Singing, it seems, both alone and together in choirs, is the answer. At least one of the very good ones. Richard agrees wholeheartedly — and he should know. Among all his projects, he runs two professional choirs: The Chanticleer singers (the leading chamber choir in SA) and the Symphony Choir of Johannesburg which is celebrating its 40th anniversary later today with a concert at the Linder Auditorium.
He assures me it will be a marvellous, rollicking affair with a full orchestra and really impressive soloists busting out big-hearted popular hits that have moved SA collectively over the past 40 years along with gutsy renditions of more elevated material. And you can still buy tickets for the 3pm performance (I just had to throw a little punt in).
“Singing is very good for you physically, it definitely releases endorphins,” he says. “I’ve experienced this with my choirs where people come for rehearsal at the end of a day’s work, we rehearse from 7.30pm and by 9pm they’re all on a high and they leave all pumped up.”
Singing is very good for you physically, it definitely releases endorphins
He must have something to do with the lifting of the spirits of his choristers? “There is something to how you run the rehearsal, the energising you do as a conductor to get people fired up. Like last night we had a fantastic rehearsal with the symphony choir for the concert.
One of the great uniting experiences in South Africa is the choral tradition and its ability to resonate across all communities, and Richard has been at the forefront of that musically uniting impulse.
“One of my great memories was the Massed Choir Festival, which we started in 1989 with my good friend Mzilikazi Khumalo. We were brought together by the then editor of the Sowetan, Aggrey Klaaste, who wanted to do a mass choir festival to bring people together and to restore some of the things that had been destroyed by apartheid as part of his nation-building project.
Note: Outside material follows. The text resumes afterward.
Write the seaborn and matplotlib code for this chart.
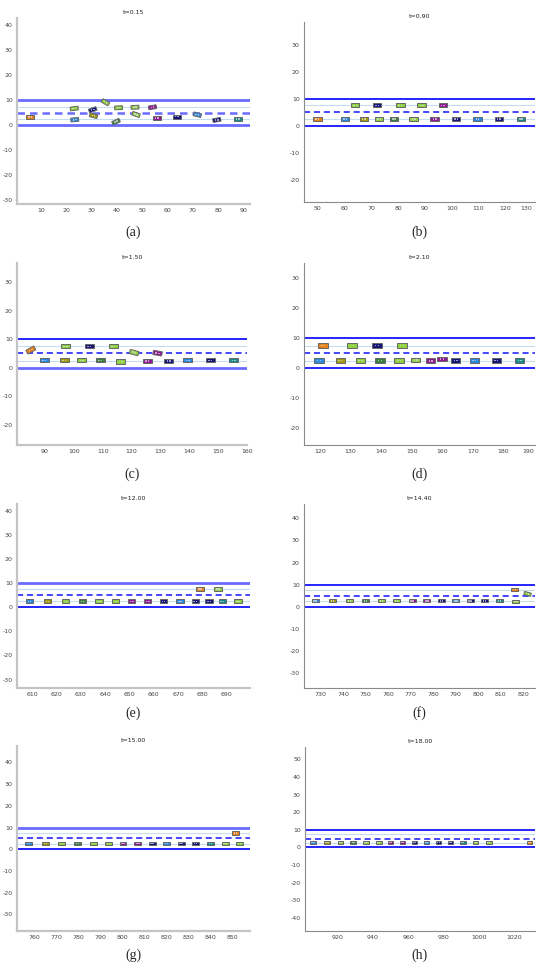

“His staff thought he was crackers, because people forget that in 1989 the country was in flames and we used to endure the most terrible stuff as we went around the country rehearsing. We decided right at the beginning to have 20 choirs and more than 1,000 singers and an orchestra at the Standard Bank Arena. It was just incredible, and we did it for 17 years. I retired shortly after Mzilikazi retired.
“I mean I retired from that, I haven’t retired from everything else. I don’t think I can see retirement in my near future. There’s still a lot to be done, and music goes on being a uniting factor in the country and I am so happy to be a part of that.”
I wonder what he has understood about the nature of music after a lifetime in its service?
“A friend of ours was the sub-organist at Westminster Abbey and he got Alzheimer’s. He had no idea where or who he was, but he could sit down at the organ and play. That is the amazing power of music. I think what drives me is a desire to share my love for music and what I do with and for other people. It is literally a sort of altruistic sharing of what I really love.
“There really is a spirit of hopefulness and love in South Africa which will get us through all the crises that we face. I think my little part in it is through music, that I can bring people together and bring joy and happiness to them. That’s my mission.”